Interest rates are back in the news – and whether they should rise from 0.25 per cent sooner rather than later. The Bank of England’s chief economist Andy Haldane said last week that he could soon change his position on the rate setting committee from hold to rise. His comments came just a day after Governor Mark Carney warned that now is not the time to raise rates.
So what should borrowers think and what should they do? We still think an interest rate rise remains some way away. There is still too much uncertainty around, both politically and otherwise. The housing market is soft, particularly at the top end.
However, borrowers should always be cautious about over-stretching themselves, particularly in a market where the only way is up when it comes to interest rates. Someone with a £300,000 mortgage on a variable rate of 1.18 per cent would pay an extra £1,396 per year if interest rates were to rise by 2 per cent. If you are really concerned about budgeting, then a fixed-rate mortgage makes a lot of sense.

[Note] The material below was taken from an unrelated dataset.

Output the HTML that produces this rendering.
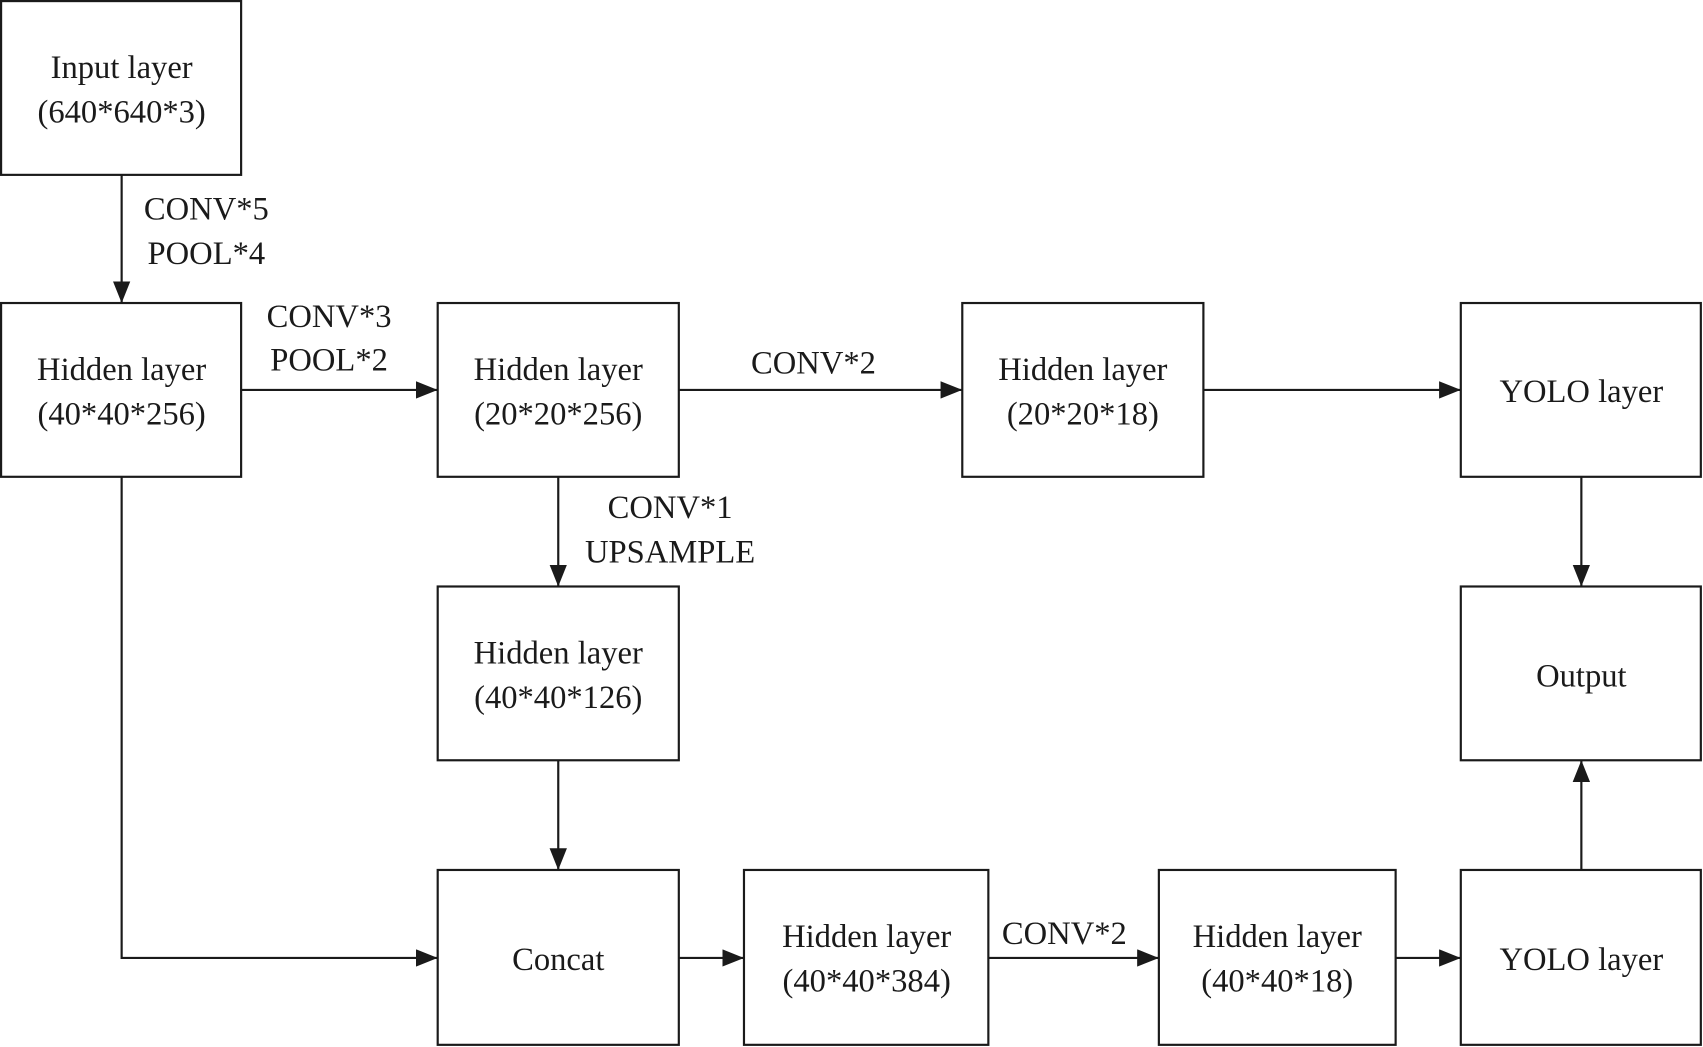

While the low interest rate environment cannot last forever and you should always factor in some form of stress test to ensure you are not overcommitted, any rise in rates is likely to be phased and slow so there is no need to panic. The big question is what will the new ‘normal’ look like? It will be a long time until we are back up to base rate at 5 per cent again, with a more likely level around the 1 per cent mark.
As always, it is worth seeking advice as to what to do with your mortgage. With a third of borrowers currently on their lender’s standard variable rate, that is a lot of people who will be paying more when interest rates start to rise.